As known from literature, optimum protein production varies in accordance to the used Pichia pastoris strain, especially relating to the geno-, respectively, phenotype of organism (e.g. [25–27]) and to the secreted foreign protein, which are directly influenced by cultivation conditions (e.g. [28–30]).
Gasser et al.  reported that cultivation temperature strongly impacts the regulation of specific genes. Many important cellular processes, including the central carbon metabolism, stress response, and protein folding are affected by changing the growth temperature . However, Cos et al.  observed less protein expression above 32°C with Pichia pastoris, which matches the results obtained in this report. The resulting optimum temperature ϑLopt is specific for the expression of the potential malaria vaccine protein but commonly used in Pichia pastoris cultivations as well.
The ability of Pichia pastoris to grow across a relatively broad pH range  is well known. In contrast, the recombinant protein stability is closely coupled to the pH-value, controlled in cultivations. Different investigations in this field relating to optimal protein production have shown a wide range in adjusted pH-values [34, 35].
Compared to our results, pH-values have been fixed around 5.5 to reduce protease effects, reported in several works [11, 36].

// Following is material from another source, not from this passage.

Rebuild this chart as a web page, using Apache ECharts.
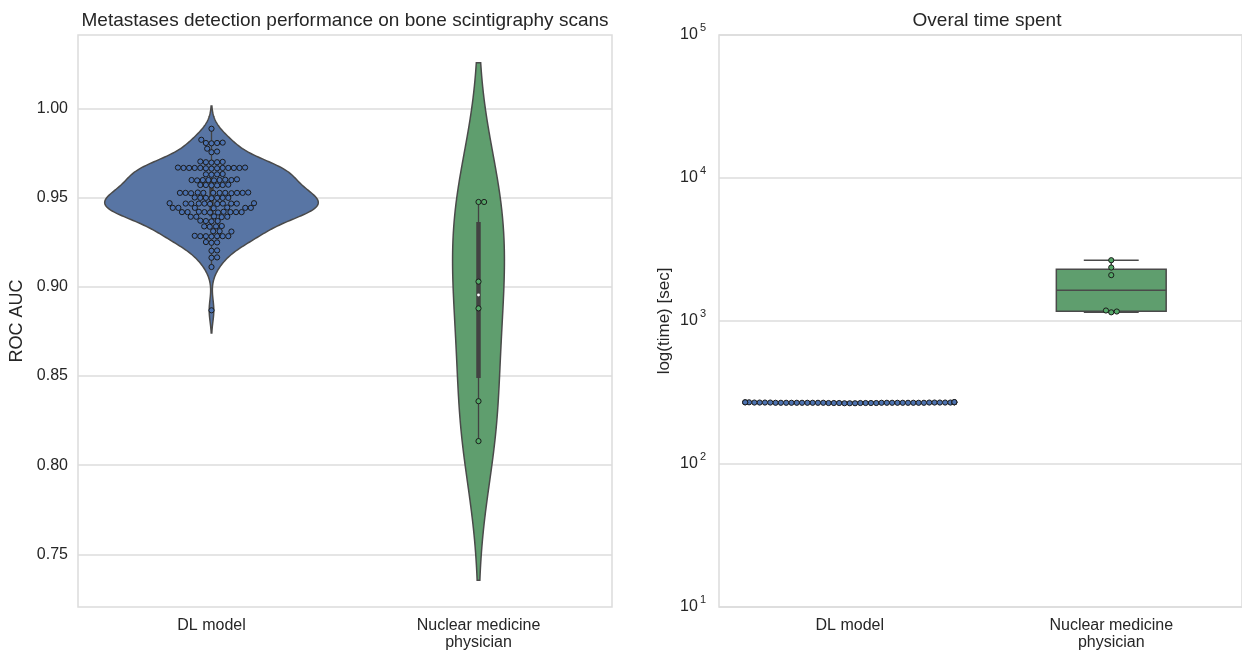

The stability of the target protein was tested in culture supernatant at different temperatures and pH-values (data not shown). The investigations have shown a significant increase of protease effects at temperatures ≥ 27°C. The degradation of the product increases with lowering the pH-value from 6.0 to 4.8.

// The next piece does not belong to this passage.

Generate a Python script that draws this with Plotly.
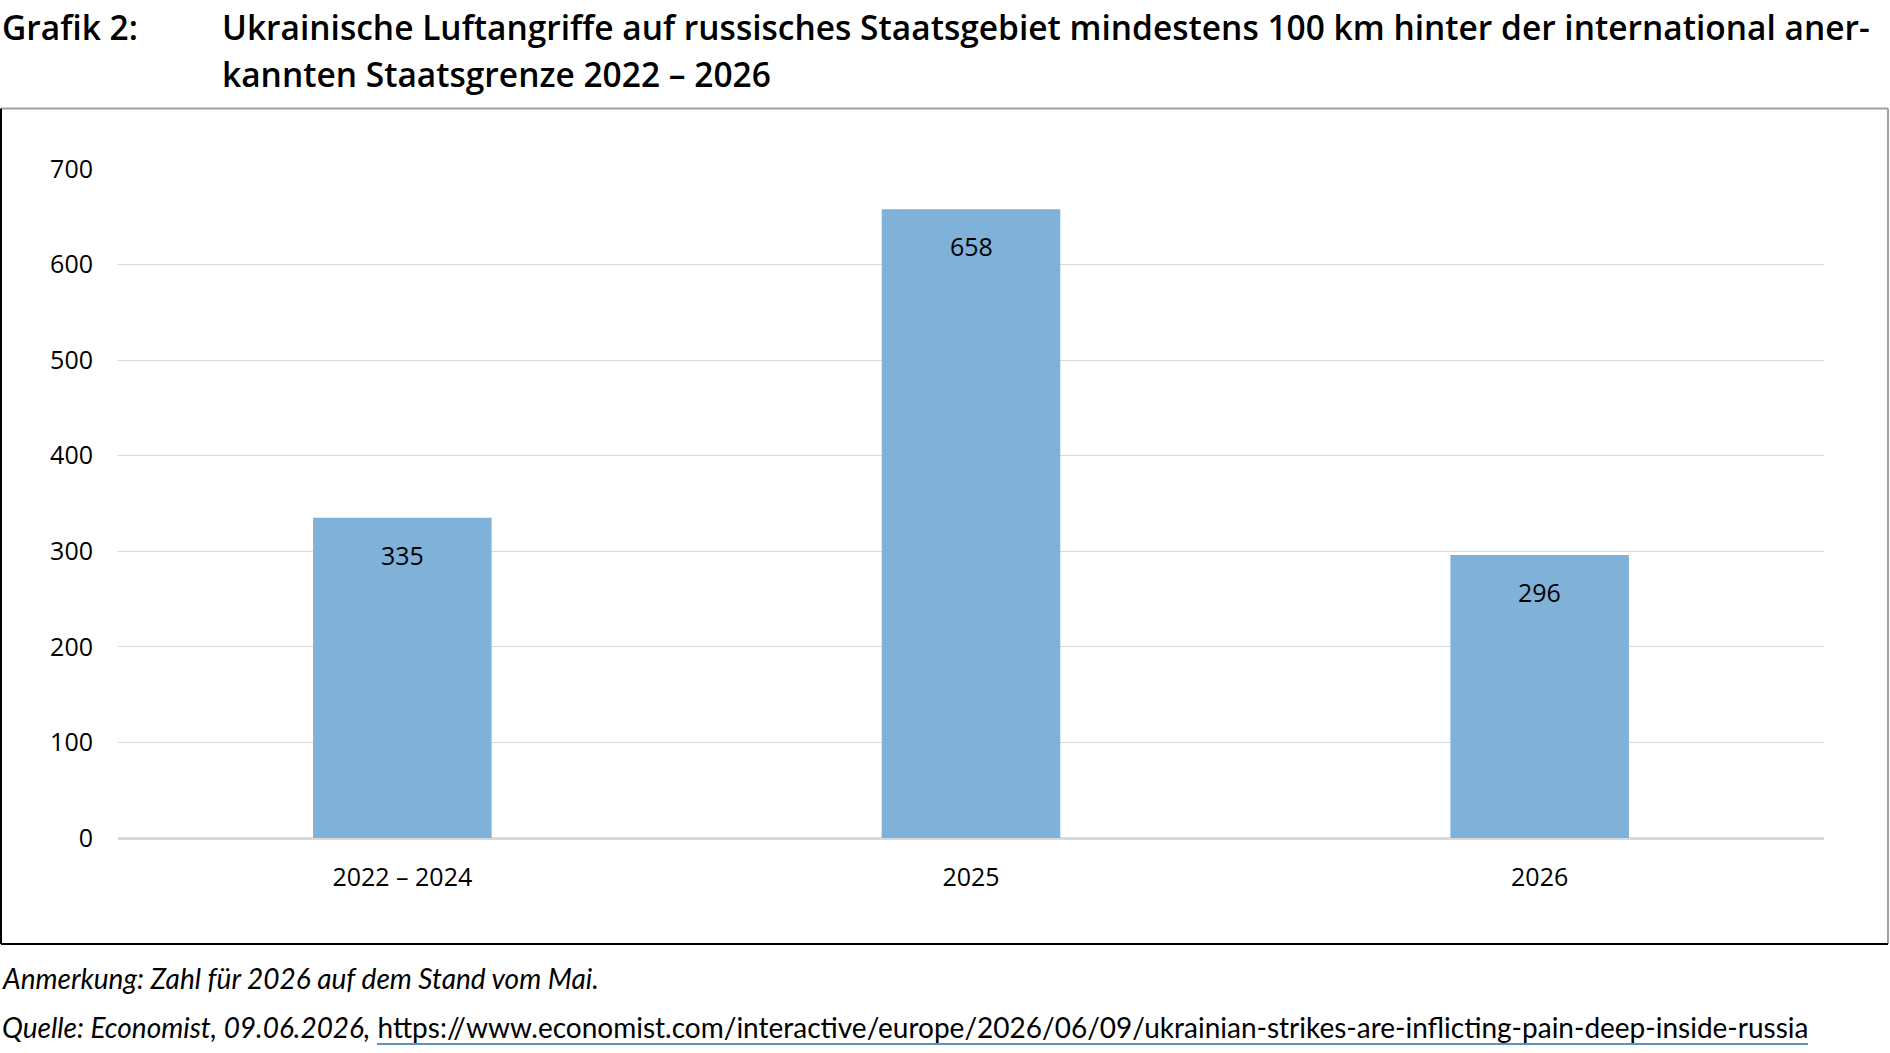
import plotly.graph_objects as go

categories = ["2022 – 2024", "2025", "2026"]
values = [335, 658, 296]
y_ticks = [0, 100, 200, 300, 400, 500, 600, 700]

W, H = 1890, 1053
def px(x): return x / W
def py(y): return 1 - y / H

bar_color = "#7FB1D9"
TXT = "Lato"
LBL = "Open Sans"

fig = go.Figure()
fig.add_trace(go.Bar(
    x=categories, y=values, marker=dict(color=bar_color, line=dict(width=0)),
    width=0.314, hoverinfo="skip",
))

# value labels (category axis annotations use the category index)
for i, v in enumerate(values):
    fig.add_annotation(x=i, y=v, xref="x", yref="y", text=str(v), showarrow=False,
                       yanchor="middle", yshift=-37,
                       font=dict(family=LBL, size=25, color="#000"))

fig.update_layout(
    width=W, height=H, margin=dict(l=0, r=0, t=0, b=0, pad=0, autoexpand=False),
    paper_bgcolor="white", plot_bgcolor="white", showlegend=False,
    xaxis=dict(type="category", categoryorder="array", categoryarray=categories,
               range=[-0.5, len(categories) - 0.5],
               domain=[px(118), px(1824)], showgrid=False, zeroline=False,
               showline=False, ticks="", ticklabelstandoff=22, automargin=False,
               tickfont=dict(family=LBL, size=25, color="#000")),
    yaxis=dict(domain=[py(838), py(169)], range=[0, 700], tickvals=y_ticks,
               showgrid=True, gridcolor="#D9D9D9", gridwidth=1,
               zeroline=True, zerolinecolor="#D9D9D9", zerolinewidth=3,
               showline=False, ticks="", ticklabelstandoff=24, automargin=False,
               tickfont=dict(family=LBL, size=25, color="#000")),
)

# frame
fx0, fx1, fy0, fy1 = px(1), px(1888), py(944), py(108.5)
fig.add_shape(type="line", xref="paper", yref="paper", x0=fx0, x1=fx1, y0=fy1, y1=fy1, line=dict(color="#A0A0A0", width=2))
fig.add_shape(type="line", xref="paper", yref="paper", x0=fx1, x1=fx1, y0=fy0, y1=fy1, line=dict(color="#A0A0A0", width=2))
fig.add_shape(type="line", xref="paper", yref="paper", x0=fx0, x1=fx0, y0=fy0, y1=fy1, line=dict(color="#000", width=2))
fig.add_shape(type="line", xref="paper", yref="paper", x0=fx0, x1=fx1, y0=fy0, y1=fy0, line=dict(color="#000", width=2))

# title
tfont = dict(family=LBL, size=33.5, color="#000", weight=600)
fig.add_annotation(xref="paper", yref="paper", x=px(0), y=py(26.5), xanchor="left", yanchor="middle",
                   text="Grafik 2:", showarrow=False, font=tfont)
fig.add_annotation(xref="paper", yref="paper", x=px(220), y=py(26.5), xanchor="left", yanchor="middle",
                   text="Ukrainische Luftangriffe auf russisches Staatsgebiet mindestens 100 km hinter der international aner-",
                   showarrow=False, font=tfont)
fig.add_annotation(xref="paper", yref="paper", x=px(220), y=py(73.5), xanchor="left", yanchor="middle",
                   text="kannten Staatsgrenze 2022 – 2026", showarrow=False, font=tfont)

# footer
ffont = dict(family=TXT, size=28, color="#000")
fig.add_annotation(xref="paper", yref="paper", x=px(0), y=py(977.5), xanchor="left", yanchor="middle",
                   text="<i>Anmerkung: Zahl für 2026 auf dem Stand vom Mai.</i>", showarrow=False, font=ffont)
fig.add_annotation(xref="paper", yref="paper", x=px(0), y=py(1027), xanchor="left", yanchor="middle",
                   text="<i>Quelle: Economist, 09.06.2026,</i> https://www.economist.com/interactive/europe/2026/06/09/ukrainian-strikes-are-inflicting-pain-deep-inside-russia",
                   showarrow=False, font=ffont)
fig.add_shape(type="line", xref="paper", yref="paper", x0=px(377), x1=px(1808), y0=py(1044), y1=py(1044),
              line=dict(color="#2E6DA4", width=1.5))

fig.write_html("out.html")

In summary, the optimal target protein productivity seems to be a sensitive steady state between accelerating cellular processes and decreasing protease effects in the culture supernatant.
3.3 Contemplation of system sensitivity
In the robustness testing procedure the sensitivity around a response variable optimum was investigated by varying the factor levels in a small range.
In this context ϑL was varied by 1°C and the pH-value by 0.15 pH-units around the center point with the factor settings ϑL = 25.8°C and pH = 5.55. A full factorial design in two levels was applied as regression model. The methanol concentration was kept constant in the optimum at 1 g/L. The statistical insignificance of small methanol concentration changes has been proven in pretests (data not shown). The experimental set up, the start values for cXL, respectively IAP1M, as well as the calculated results are shown in Table 1.
The productivity PRD varies around the mean of the center points within a given tolerance limit of ± 2 SDs.
The calculated Q2-value of 0.13 for the chosen model indicates an extremely weak relationship between the factors and the response.
The ANOVA of the regression model demonstrates the insignificance of the robustness test model.
The low predictive power of the selected model and the high p-value verify robustness of the response secretion productivity for small variations in factor settings around the response variable optimum.